5. Venue selection for infringement cases will be reformed to follow the Federal Circuit’s “convenience of the parties” standard enunciated in In re TS Tech USA Corp.
6. The standard for the PTO to conduct a post-grant review of an issued patent was changed from the current reexamination standard of “a substantial question” of patentability to “an interesting question” of patentability. Presumably, this is a lower standard. My experience is that the PTO already grants the vast majority of reexamination requests. The new standard will mean that nearly all requests for post-grant review will be granted.
7. Reexamination or post-grant review will not be allowed for issues other than prior art. An earlier proposal had suggested that such reviews could be granted for prior sale or public use.

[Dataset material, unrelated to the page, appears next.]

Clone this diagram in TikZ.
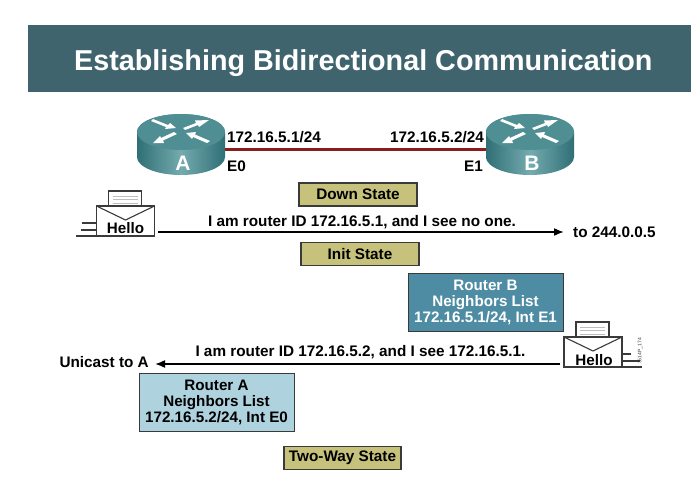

8. The Bayh-Dole Act would be amended to increase the amount of royalties that universities and other non-profits can keep from patents, even after they’ve received government funding for the invention.
9. The ability of patent examiners to telework would be expanded.
Sen. Specter suggested that he wanted to hear from any and all interested parties at the Thursday hearing to resolve any objections.
Sen. Kyl’s Views
Sen. Jon Kyl (R-AZ), who had earlier introduced his own patent reform bill, expressed a dissenting view on the situation. He expressed support for the proposed changes to the damages calculations, but he opposed the anticipated changes in post-grant review, interlocutory appeals, and willfulness, and complained generally that the reform contained “almost nothing to enhance the rights of patent owners and improve the system.”
He argued that the PTO should have been a party to the patent reform negotiations. By leaving them out, it is unknown whether the PTO may be able to successfully implement some of the changes, such as the post-grant review. This could actually make the patent system worse.
Sen. Kyl further argued that the reform does nothing to address the problems with the patent system that exist within the PTO. Without doing anything to help them address the backlog and patent quality issues, there will not be significant changes to the system. Congress is unlikely to address patent reform again in the near future once this round of reform is successfully completed.
I tend to agree with Sen. Kyl that if these provisions are actually adopted, the changes to the patent system will not be as significant as previously thought. In my mind, this isn’t necessarily a bad thing. It will be interesting to see if any of the interested parties have significant problems with these provisions at the next committee hearing on the bill.
IP Watchdog has a good summary of the issues as well. He notes that the onerous post-grant provisions being thrust on the PTO may accelerate the passage of additional rules packages that create additional significant burdens on applicants. Otherwise, the PTO may simply be overwhelmed by the number of post-grant requests and find that it has an even greater backlog than it currently has.
Perhaps the committee decided there was no way to reach agreement on how to reform the PTO and they wanted to pass something, given the recent failures at passing PTO reform.